Set problem:
Your task is to retype, word for word, the lines from the start of the data through the line holding "plt.rcParams['font.size'] = 12". Do not include the pictures.

Supplied records:
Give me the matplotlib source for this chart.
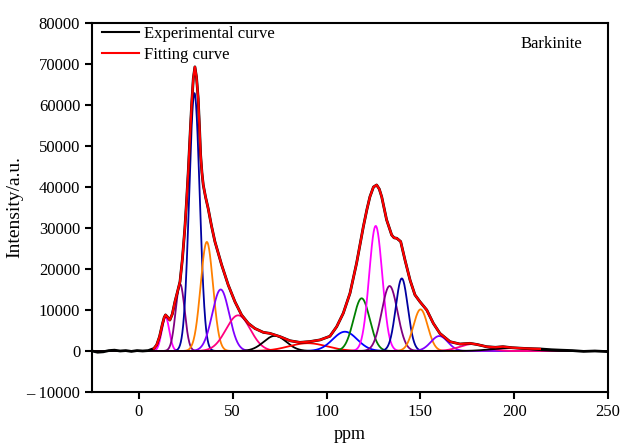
import numpy as np
import matplotlib
matplotlib.use("Agg")
import matplotlib.pyplot as plt
from matplotlib.ticker import FuncFormatter

plt.rcParams['font.family'] = ['Liberation Serif', 'DejaVu Serif']
plt.rcParams['font.size'] = 12

spec_ppm = [-25, -22, -19, -16, -13, -10, -7, -4, -1, 2, 5, 8, 9.5, 11, 12.5, 13.5, 14.2,
            15.2, 16.5, 17.8, 19.2, 20.6, 21.9, 23.2, 24.5, 25.4, 26.3, 27.2, 28.1,
            29.0, 29.85, 30.7, 31.6, 32.3, 32.9, 33.6, 34.3, 35.5, 36.9, 38.7, 40.5,
            44.1, 47.6, 51.2, 54.7, 58.3, 61.8, 66.3, 69.8, 72.5, 75.2, 80.5, 85.8,
            91.2, 96.5, 101.8, 105.4, 108.9, 112.5, 116, 119.6, 121.5, 123.1, 125.0,
            126.7, 128.1, 129.4, 132, 134.7, 136.0, 137.4, 139.5, 141.8, 144.5, 147.1,
            149.8, 153.4, 156.9, 160.4, 165.8, 171.1, 176.4, 180, 185.3, 190, 194,
            199, 204.7, 210, 213.7, 220, 225, 231, 237, 243, 249.5]
spec_int = [0, -300, -200, 100, 200, 0, 100, -100, 100, 0, 100, 600, 1500, 3500, 6500,
            8200, 8800, 8300, 7550, 9000, 12000, 14500, 16900, 22500, 30000, 36500,
            43700, 52000, 60000, 66500, 69300, 66800, 61600, 54500, 47800, 43500,
            40500, 37600, 34800, 30500, 26700, 21000, 16100, 12000, 8800, 6750, 5500,
            4550, 4300, 3900, 3500, 2500, 2100, 2300, 2700, 3600, 5930, 9200, 14100,
            21400, 30300, 34500, 37600, 40000, 40500, 39500, 37600, 32000, 28300,
            27600, 27500, 26700, 22200, 17300, 13700, 12000, 10000, 6750, 4300, 2270,
            1700, 1870, 1600, 1050, 900, 1050, 800, 650, 550, 500, 300, 200, 100,
            -100, 0, -150]

# fitted components: centre (ppm), height, width (sigma, ppm)
peak_center = [14.2, 22.0, 29.6, 36.2, 43.6, 52.9, 72.5, 90.0, 109.8, 118.7,
               126.2, 133.6, 140.1, 150.1, 160.1, 178.0, 198.0]
peak_height = [8300, 16300, 62900, 26600, 15000, 8700, 3700, 1900, 4700, 12850,
               30500, 15850, 17700, 10150, 3650, 1700, 700]
peak_sigma = [2.0, 2.4, 2.8, 3.3, 4.5, 6.5, 6.0, 10.0, 6.5, 4.3,
              3.5, 4.2, 3.2, 3.8, 4.5, 7.0, 10.0]
peak_colors = ['#ff00ff', '#800080', '#0000a0', '#ff8000', '#8000ff', '#ff0080',
               '#000000', '#ff0000', '#0000ff', '#008000',
               '#ff00ff', '#800080', '#0000a0', '#ff8000', '#8000ff', '#ff0080',
               '#000000']

fig = plt.figure(figsize=(6.24, 4.46), dpi=100)
ax = fig.add_axes([0.1474, 0.1211, 0.8270, 0.8273])

x = np.linspace(-25, 250, 2000)
for c, h, s, col in zip(peak_center, peak_height, peak_sigma, peak_colors):
    ax.plot(x, h * np.exp(-(x - c) ** 2 / (2 * s ** 2)), color=col, lw=1.3)

sp = np.array(spec_ppm)
si = np.array(spec_int)
ax.plot(sp, si, color='black', lw=2.0, label='Experimental curve',
        solid_joinstyle='round')
m = (sp >= 8) & (sp <= 214)
ax.plot(sp[m], si[m], color='red', lw=1.6, label='Fitting curve',
        solid_joinstyle='round')

ax.set_xlim(-25, 250)
ax.set_ylim(-10000, 80000)
ax.set_xticks([0, 50, 100, 150, 200, 250])
ax.set_yticks(range(-10000, 80001, 10000))
ax.yaxis.set_major_formatter(FuncFormatter(
    lambda v, p: ('\u2013 %d' % abs(v)) if v < 0 else '%d' % v))

for sp_name in ['left', 'bottom', 'top', 'right']:
    ax.spines[sp_name].set_linewidth(1.5)
ax.tick_params(axis='both', direction='out', length=5, width=1.5, labelsize=12)
ax.tick_params(axis='x', pad=4)

ax.set_xlabel('ppm', fontsize=13, labelpad=4)
ax.set_ylabel('Intensity/a.u.', fontsize=14, labelpad=2)

leg = ax.legend(loc='upper left', frameon=False, fontsize=12, handlelength=2.2,
                bbox_to_anchor=(0.0, 1.02), borderaxespad=0.2,
                handletextpad=0.3, labelspacing=0.3)
for ln in leg.get_lines():
    ln.set_linewidth(1.5)
ax.text(0.951, 0.943, 'Barkinite', transform=ax.transAxes, ha='right',
        va='center', fontsize=12)

fig.savefig('out.png', dpi=100)
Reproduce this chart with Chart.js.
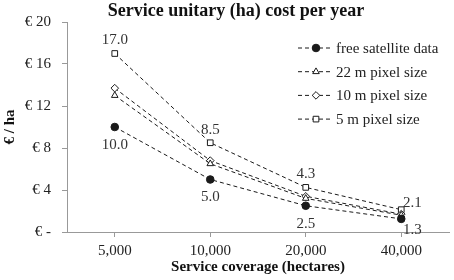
<!DOCTYPE html>
<html>
<head>
<meta charset="utf-8">
<script src="https://cdn.jsdelivr.net/npm/chart.js@4/dist/chart.umd.min.js"></script>
<style>
  body { margin: 0; background: #fff; }
  #wrap { width: 454px; height: 280px; }
</style>
</head>
<body>
<div id="wrap"><canvas id="chart-cost" width="454" height="280"></canvas></div>
<script>
  /* ================= DATA ================= */
  const coverage = ["5,000", "10,000", "20,000", "40,000"];
  const seriesNames = ["free satellite data", "22 m pixel size", "10 m pixel size", "5 m pixel size"];
  const freeData = [10.0, 5.0, 2.5, 1.25];
  const px22Data = [13.0, 6.5, 3.2, 1.6];
  const px10Data = [13.7, 6.8, 3.4, 1.7];
  const px5Data = [17.0, 8.5, 4.25, 2.125];
  const yTicks = [0, 4, 8, 12, 16, 20];

  const FONT = "'Liberation Serif', 'Times New Roman', serif";
  const INK = "#1a1a1a";

  let baseSet = (label, data, style, fill) => ({
    label,
    data,
    borderColor: INK,
    borderWidth: 1,
    borderDash: [4, 3],
    pointStyle: style,
    pointRadius: style === "rect" ? 4 : 3.8,
    pointBackgroundColor: fill,
    pointBorderColor: INK,
    pointBorderWidth: 1,
    tension: 0
  });

  /* labels: only free (below) and 5 m (above) */
  const valueLabels = {
    id: "valueLabels",
    afterDatasetsDraw(chart) {
      let ctx = chart.ctx;
      ctx.save();
      ctx.font = "15px " + FONT;
      ctx.fillStyle = "#333";
      ctx.textAlign = "center";
      ctx.textBaseline = "middle";
      [[0, 1], [3, -1]].forEach(([ds, dir]) => {
        let meta = chart.getDatasetMeta(ds);
        meta.data.forEach((pt, i) => {
          let v = chart.data.datasets[ds].data[i];
          let last = i === meta.data.length - 1;
          let dx = last ? 11 : 0;
          let dy = last ? (dir > 0 ? 11 : -7) : (dir > 0 ? 18 : -13);
          ctx.fillText(v.toFixed(1), pt.x + dx, pt.y + dy);
        });
      });
      ctx.restore();
    }
  };

  /* legend + title drawn by hand (excel style) */
  const extras = {
    id: "extras",
    afterDraw(chart) {
      let ctx = chart.ctx;
      ctx.save();
      ctx.fillStyle = "#111";
      ctx.font = "bold 18px " + FONT;
      ctx.textAlign = "center";
      ctx.textBaseline = "middle";
      ctx.fillText("Service unitary (ha) cost per year", 236, 11);

      ctx.font = "15px " + FONT;
      ctx.textAlign = "left";
      chart.data.datasets.forEach((ds, i) => {
        let y = 48 + i * 23.7;
        ctx.strokeStyle = INK;
        ctx.lineWidth = 1;
        ctx.setLineDash([4, 3]);
        ctx.beginPath();
        ctx.moveTo(298, y);
        ctx.lineTo(331, y);
        ctx.stroke();
        ctx.setLineDash([]);
        ctx.fillStyle = ds.pointBackgroundColor;
        Chart.helpers.drawPoint(ctx, {
          pointStyle: ds.pointStyle,
          radius: ds.pointRadius,
          rotation: 0,
          borderWidth: 1
        }, 316, y);
        ctx.fillStyle = "#222";
        ctx.fillText(ds.label, 336, y + 1);
      });
      ctx.restore();
    }
  };

  /** @type {HTMLCanvasElement} */
  let canvasCost = document.getElementById("chart-cost").getContext("2d");

  let costChart = new Chart(canvasCost, {
    type: "line",
    data: {
      labels: coverage,
      datasets: [
        baseSet(seriesNames[0], freeData, "circle", INK),
        baseSet(seriesNames[1], px22Data, "triangle", "#fff"),
        baseSet(seriesNames[2], px10Data, "rectRot", "#fff"),
        baseSet(seriesNames[3], px5Data, "rect", "#fff")
      ]
    },
    options: {
      responsive: false,
      animation: false,
      layout: { padding: { top: 22, right: 3, left: 0, bottom: 0 } },
      plugins: {
        legend: { display: false },
        title: { display: false },
        tooltip: { enabled: false }
      },
      scales: {
        x: {
          offset: true,
          grid: { drawOnChartArea: false, drawTicks: true, tickLength: 5, color: "#999", offset: false },
          border: { color: "#999" },
          ticks: { font: { family: FONT, size: 15 }, color: "#222", padding: 5, maxRotation: 0 },
          title: {
            display: true,
            text: "Service coverage (hectares)",
            font: { family: FONT, size: 15, weight: "bold" },
            color: "#111",
            padding: { top: 0, bottom: 4 }
          },
          afterFit(scale) { scale.height = 48; }
        },
        y: {
          min: 0,
          max: 20,
          afterBuildTicks(scale) { scale.ticks = yTicks.map(v => ({ value: v })); },
          grid: { drawOnChartArea: false, drawTicks: true, tickLength: 5, color: "#999" },
          border: { color: "#999" },
          ticks: {
            font: { family: FONT, size: 15 },
            color: "#222",
            padding: 11,
            callback: v => v === 0 ? "\u20AC -" : "\u20AC " + v
          },
          title: {
            display: true,
            text: "\u20AC / ha",
            font: { family: FONT, size: 15, weight: "bold" },
            color: "#111",
            padding: { top: 1, bottom: 0 }
          },
          afterFit(scale) { scale.width = 67; }
        }
      }
    },
    plugins: [valueLabels, extras]
  });
</script>
</body>
</html>
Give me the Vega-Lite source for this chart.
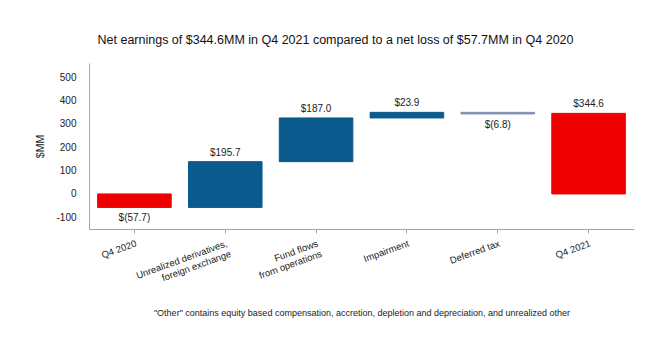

Final answer:
Give me the matplotlib source for this chart.
import numpy as np
import matplotlib
matplotlib.use("Agg")
import matplotlib.pyplot as plt
from matplotlib.ticker import FuncFormatter

plt.rcParams['font.family'] = ['Liberation Serif', 'DejaVu Serif']
plt.rcParams['font.size'] = 12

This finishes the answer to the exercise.